After appropriate seismic attributes have been selected, the next level of interpretation requires pattern recognition and classification of often subtle information embedded in the seismic attributes. Taking advantage of today’s computing technology, visualization techniques, and understanding of appropriate parameters, self-organizing maps (SOMs) efficiently distill multiple seismic attributes into classification and probability volumes (Smith and Taner, 2010; Roden et al., 2015). Developed by Kohonen in 1982 (Kohonen, 2001), SOM is a powerful non-linear cluster analysis and pattern recognition approach that helps interpreters to identify patterns in their data that can relate to geologic features and DHI characteristics. The samples for each of the selected seismic attributes from the desired window in a 3D survey are placed in attribute space where they are normalized or standardized to the same scale. Also in attribute space are neurons, which are points in space that start at random locations and train from the attribute data and mathematically hunt for natural clusters of information in the seismic data. After the SOM analysis, each neuron will have identified a natural cluster as a pattern in the data. These clusters reveal significant information about the classification structure of natural groups that are difficult to view any other way. In addition to the resultant classification volume, a probability volume is also generated which is a measure of the Euclidean distance from a data point to its associated winning neuron (Roden et al., 2015). The winning neuron is the one that is nearest to the data point in attribute space. It has been discovered that a low classification probability corresponds to areas that are quite anomalous as opposed to high probability zones that relate to regional and common events in the data.
To interpret the SOM classification results, each neuron is displayed in a 2D color map.
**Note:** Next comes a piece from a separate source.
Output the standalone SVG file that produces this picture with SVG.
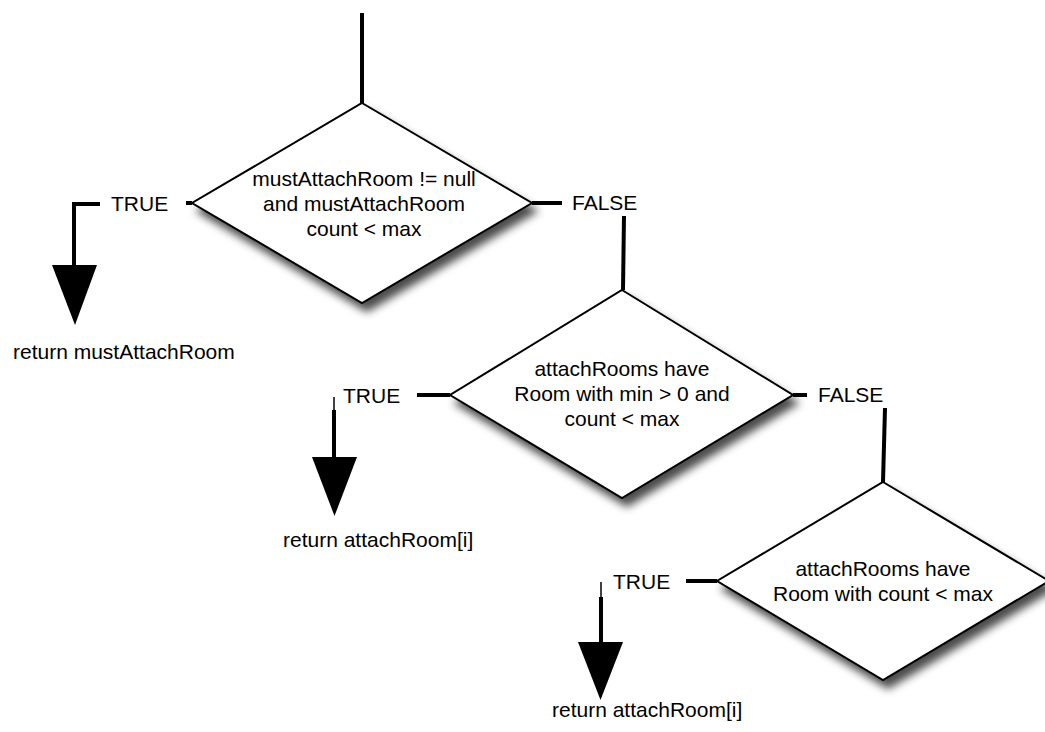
<svg xmlns="http://www.w3.org/2000/svg" width="1045" height="732" viewBox="0 0 1045 732">
<defs>
<filter id="shadow" x="-20%" y="-20%" width="150%" height="150%">
<feDropShadow dx="5" dy="8" stdDeviation="4.5" flood-color="#000" flood-opacity="0.7"/>
</filter>
<style>
.dia{fill:#fff;stroke:#000;stroke-width:2;stroke-linejoin:miter;filter:url(#shadow)}
.ln{stroke:#000;stroke-width:4;fill:none;stroke-linecap:butt;stroke-linejoin:miter}
.thin{stroke:#000;stroke-width:1.5;fill:none}
.head{fill:#000;stroke:none}
.t{font-family:"Liberation Sans",Arial,Helvetica,sans-serif;font-size:21px;fill:#000}
.c{text-anchor:middle}
.bg{fill:#fff;stroke:none}
</style>
</defs>
<rect width="1045" height="732" fill="#fff"/>

<g id="decision1">
<polygon class="dia" points="362,103 532,203 362,303 192,203"/>
<text class="t c" x="364" y="186">mustAttachRoom != null</text>
<text class="t c" x="364" y="211">and mustAttachRoom</text>
<text class="t c" x="364" y="236">count &lt; max</text>
</g>

<g id="decision2">
<polygon class="dia" points="622,290 793,395 622,498 450,395"/>
<text class="t c" x="622" y="376">attachRooms have</text>
<text class="t c" x="622" y="401">Room with min &gt; 0 and</text>
<text class="t c" x="622" y="426">count &lt; max</text>
</g>

<g id="decision3">
<polygon class="dia" points="883,482 1049,581 883,680 717,581"/>
<text class="t c" x="883" y="576">attachRooms have</text>
<text class="t c" x="883" y="601">Room with count &lt; max</text>
</g>

<g id="connectors">
<line class="ln" x1="362" y1="13" x2="362" y2="103"/>
<line class="ln" x1="186" y1="203" x2="192" y2="203"/>
<polyline class="ln" points="100,204 74,204 74,266"/>
<polygon class="head" points="52,265 97,265 75,325"/>
<line class="ln" x1="532" y1="203" x2="562" y2="203"/>
<line class="ln" x1="624" y1="216" x2="623" y2="290"/>
<line class="ln" x1="417" y1="395" x2="450" y2="395"/>
<line class="thin" x1="334" y1="397" x2="334" y2="411"/>
<line class="ln" x1="334" y1="410" x2="334" y2="458"/>
<polygon class="head" points="312,457 357,457 334.5,516"/>
<line class="ln" x1="793" y1="395" x2="807" y2="395"/>
<line class="ln" x1="885" y1="408" x2="883" y2="482"/>
<line class="ln" x1="686" y1="581" x2="717" y2="581"/>
<line class="thin" x1="601" y1="582" x2="601" y2="598"/>
<line class="ln" x1="601" y1="597" x2="601" y2="643"/>
<polygon class="head" points="578,642 623,642 600.5,700"/>
</g>

<g id="label-true1">
<rect class="bg" x="104" y="190" width="80" height="28"/>
<text class="t" x="111" y="211">TRUE</text>
</g>
<g id="label-false1">
<text class="t" x="572" y="210">FALSE</text>
</g>
<g id="label-true2">
<text class="t" x="343" y="403">TRUE</text>
</g>
<g id="label-false2">
<text class="t" x="818" y="402">FALSE</text>
</g>
<g id="label-true3">
<text class="t" x="613" y="589">TRUE</text>
</g>

<g id="return1">
<text class="t" x="13" y="359">return mustAttachRoom</text>
</g>
<g id="return2">
<text class="t" x="283" y="547">return attachRoom[i]</text>
</g>
<g id="return3">
<text class="t" x="552" y="717">return attachRoom[i]</text>
</g>
</svg>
Highlighting a neuron or combination of neurons in a 2D color map identifies their associated natural clusters or patterns in the survey because each seismic attribute data point retains its physical location in the 3D survey. The identification of these patterns in the data enables interpreters to define geology not easily interpreted from conventional seismic amplitude displays alone. These visual cues are facilitated by an interactive workstation environment.
Low probability anomalies
After the SOM process and natural clusters have been identified, Roden et al. (2015) describe the calculation of a classification probability. This probability estimates the probable certainty that a winning neuron classification is successful. The classification probability ranges from zero to 100% and is based on goodness of fit of the Euclidean distances between the multi-attribute data points and their associated winning neuron. Those areas in the survey where the classification probability is low correspond to areas where no winning neurons fit the data very well. In other words, anomalous regions in the survey are noted by low probability. DHI characteristics are often associated with low classification probabilities because they are anomalous features that are usually not widespread throughout the survey.
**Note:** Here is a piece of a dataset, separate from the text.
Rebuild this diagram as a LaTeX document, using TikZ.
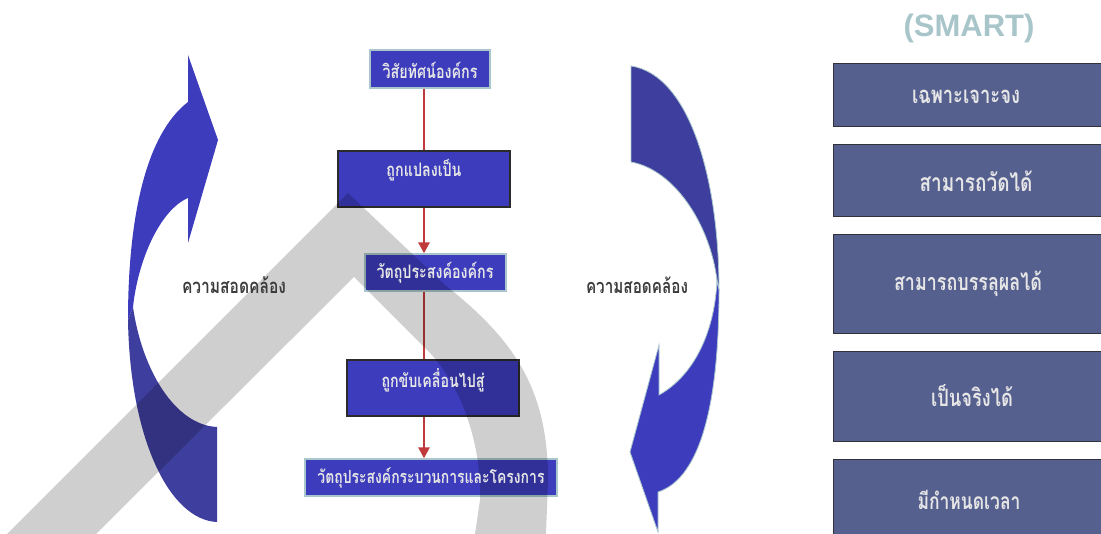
\documentclass[tikz,border=0pt]{standalone}
\usepackage{fontspec}
\usepackage{graphicx}
\setmainfont{Liberation Sans}
\newfontfamily\thai[Script=Thai]{Loma}
\usetikzlibrary{arrows.meta}

\definecolor{flowblue}{HTML}{3C3CBC}
\definecolor{bandbright}{HTML}{3C3CBC}
\definecolor{banddull}{HTML}{3E3E9E}
\definecolor{smartfill}{HTML}{56608F}
\definecolor{paleedge}{HTML}{A9C6CC}
\definecolor{darkedge}{HTML}{2B2B2B}
\definecolor{flowred}{HTML}{C0393B}
\definecolor{labelgray}{HTML}{3C3C3C}
\definecolor{boxtext}{HTML}{E6E6E6}
\definecolor{smartgray}{HTML}{A8C5CA}

% set a line of text to a given width, slightly stretched upward
\newcommand{\fitw}[2]{\scalebox{1}[1.3]{\resizebox{#1}{!}{#2}}}

\tikzset{
  flowbox/.style={rectangle, fill=flowblue, line width=1.3pt, inner sep=0pt},
  paleframe/.style={draw=paleedge},
  darkframe/.style={draw=darkedge},
  smartbox/.style={rectangle, fill=smartfill, draw=darkedge!85!smartfill,
    line width=1pt, inner sep=0pt, anchor=north west, minimum width=290pt},
  thaitext/.style={text=boxtext, inner sep=0pt, font=\thai\bfseries},
  sidelabel/.style={text=labelgray, inner sep=0pt, font=\thai\bfseries},
  flowline/.style={draw=flowred, line width=2.6pt},
  flowarrow/.style={flowline, -{Triangle[length=11pt,width=11pt]}},
  bandedge/.style={draw=paleedge, line width=0.8pt},
}

\begin{document}
\begin{tikzpicture}[x=1pt,y=-1pt]
\useasboundingbox (0,0) rectangle (1101,534);
\begin{scope}
\clip (0,0) rectangle (1101,534);

% left curved arrow, pointing up
\fill[banddull] (128,320) .. controls (130,440) and (170,520) .. (217,522)
  -- (217,427) .. controls (175,425) and (142,370) .. (133,307) -- cycle;
\fill[bandbright] (188,102) -- (188,55) -- (218,140) -- (188,243) -- (188,198)
  .. controls (160,210) and (138,260) .. (133,307) -- (128,320)
  .. controls (128,220) and (145,135) .. (188,102) -- cycle;

% right curved arrow, pointing down
\filldraw[banddull, bandedge] (631,66) -- (631,162)
  .. controls (675,170) and (710,225) .. (717,280) -- (719,290)
  .. controls (719,180) and (690,75) .. (631,66) -- cycle;
\filldraw[bandbright, bandedge] (719,290) .. controls (719,420) and (695,480) .. (658,492)
  -- (658,532) -- (630,452) -- (659,345) -- (659,395)
  .. controls (695,375) and (715,330) .. (717,280) -- cycle;

% flow of objectives
\node[flowbox, paleframe, minimum width=120pt, minimum height=38pt] (b1) at (430,69) {};
\node[flowbox, darkframe, minimum width=172pt, minimum height=56pt] (b2) at (424,179) {};
\node[flowbox, paleframe, minimum width=141pt, minimum height=37pt] (b3) at (435.5,272.5) {};
\node[flowbox, darkframe, minimum width=172pt, minimum height=56pt] (b4) at (433,388) {};
\node[flowbox, paleframe, minimum width=252pt, minimum height=37pt] (b5) at (431,477.5) {};

\draw[flowline] (b1.south -| b2.north) -- (b2.north);
\draw[flowarrow] (b2.south) -- (b2.south |- b3.north);
\draw[flowline] (b3.south -| b2.south) -- (b4.north -| b2.south);
\draw[flowarrow] (b4.south -| b2.south) -- (b5.north -| b2.south);

% SMART criteria
\node[smartbox, minimum height=63pt] (s1) at (833,63) {};
\node[smartbox, minimum height=72pt] (s2) at (833,144) {};
\node[smartbox, minimum height=99pt] (s3) at (833,234) {};
\node[smartbox, minimum height=90pt] (s4) at (833,351) {};
\node[smartbox, minimum height=95pt] (s5) at (833,459) {};

% translucent grey emblem laid over the drawing
\fill[black, opacity=0.19] (7,534) -- (348,193) -- (445,285)
  .. controls (515,340) and (548,390) .. (548,480) -- (546,534) -- (475,534)
  -- (480,500) .. controls (482,440) and (458,382) .. (430,353)
  -- (354,277) -- (96,534) -- cycle;
\end{scope}

% texts
\node[thaitext] (t1) at (430,70) {\fitw{95pt}{วิสัยทัศน์องค์กร}};
\node[thaitext] (t2) at (424,170) {\fitw{75pt}{ถูกแปลงเป็น}};
\node[thaitext] (t3) at (435,273) {\fitw{117pt}{วัตถุประสงค์องค์กร}};
\node[thaitext] (t4) at (433,380) {\fitw{103pt}{ถูกขับเคลื่อนไปสู่}};
\node[thaitext] (t5) at (431,478) {\fitw{227pt}{วัตถุประสงค์กระบวนการและโครงการ}};

\node[sidelabel] (l1) at (234,285) {\fitw{104pt}{ความสอดคล้อง}};
\node[sidelabel] (l2) at (637,285) {\fitw{102pt}{ความสอดคล้อง}};

\node[text=smartgray, inner sep=0pt, font=\fontsize{31}{34}\selectfont\bfseries] (smart) at (969,28) {(SMART)};
\node[thaitext] (u1) at (966,97) {\fitw{108pt}{เฉพาะเจาะจง}};
\node[thaitext] (u2) at (976,181) {\fitw{113pt}{สามารถวัดได้}};
\node[thaitext] (u3) at (968,284) {\fitw{148pt}{สามารถบรรลุผลได้}};
\node[thaitext] (u4) at (972,396) {\fitw{82pt}{เป็นจริงได้}};
\node[thaitext] (u5) at (969,500) {\fitw{103pt}{มีกำหนดเวลา}};
\end{tikzpicture}
\end{document}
SOM analysis for Class 3 DHI characteristics
A class 3 geologic setting is associated with low acoustic impedance reservoirs that are relatively unconsolidated. These reservoirs typically have porosities greater than 25% and velocities less than 2700 m/sec. The following DHI characteristics are identified by multi-attribute SOM analyses in an offshore Gulf of Mexico class 3 setting. This location is associated with a shallow oil and gas field (approximately 1200 m) in a water depth of 140 m that displayed a high seismic amplitude response. Two producing wells with approximately 30 m of pay each were drilled in this field on the upthrown side of an east-west trending normal fault. Before these wells were drilled, operators had drilled seven unsuccessful wells in the area based on prominent seismic amplitudes that were either wet or low saturation gas. Therefore, the goal was to identify as many DHI characteristics as possible to reduce risk and accurately define the field and to develop SOM analysis approaches that can help to identify other possible prospective targets in the area.
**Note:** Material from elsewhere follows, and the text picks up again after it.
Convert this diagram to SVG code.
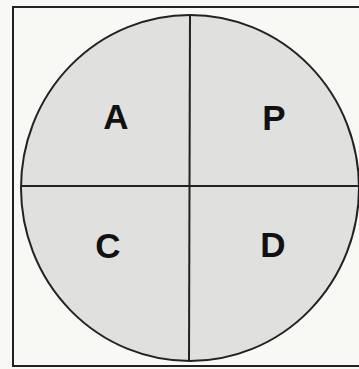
<svg xmlns="http://www.w3.org/2000/svg" width="359" height="369" viewBox="0 0 359 369">
<style>
.lbl{font-family:"Liberation Sans",Arial,sans-serif;font-weight:bold;font-size:35px;fill:#111;text-anchor:middle}
.ln{stroke:#222;stroke-width:2;fill:none}
</style>
<rect width="359" height="369" fill="#f8f8f5"/>
<path class="ln" d="M359,7 H13 V366 H359"/>
<g id="circle">
<ellipse cx="190" cy="188" rx="169" ry="173" fill="#e0e0de" stroke="#222" stroke-width="2"/>
</g>
<g id="connectors">
<line class="ln" x1="190" y1="15" x2="189" y2="361"/>
<line class="ln" x1="21" y1="186" x2="359" y2="186"/>
</g>
<g id="A"><text class="lbl" x="116" y="129">A</text></g>
<g id="P"><text class="lbl" x="274" y="130">P</text></g>
<g id="C"><text class="lbl" x="108" y="258">C</text></g>
<g id="D"><text class="lbl" x="273" y="257">D</text></g>
</svg>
Initially, 20 instantaneous seismic attributes were run through a PCA analysis in a zone 20ms above and 150 ms below the top of the mapped producing reservoir. Based on these PCA results, various combinations of attributes were employed in different SOM analyses with neuron counts from 3X3, 5X5, 8X8, 10X10, and 12X12 employed for each set of seismic attributes. It is from this machine learning multi-attribute interpretation workflow that the results defining different DHI characteristics were interpreted and described below. All of the figures associated with this example are from a SOM analysis with a 5X5 neuron count and employed the instantaneous attributes listed below.
Relative Acoustic Impedance
Cosine of Instantaneous Phase
Final Raw Migration
Figure 1 From the top of the producing reservoir: a) time structure map in contours with an amplitude overlay in colour and b) SOM classification with low probability less than 1% denoted by white areas. The yellow line in b) represents with downdip edge of the high amplitude zone designated in a).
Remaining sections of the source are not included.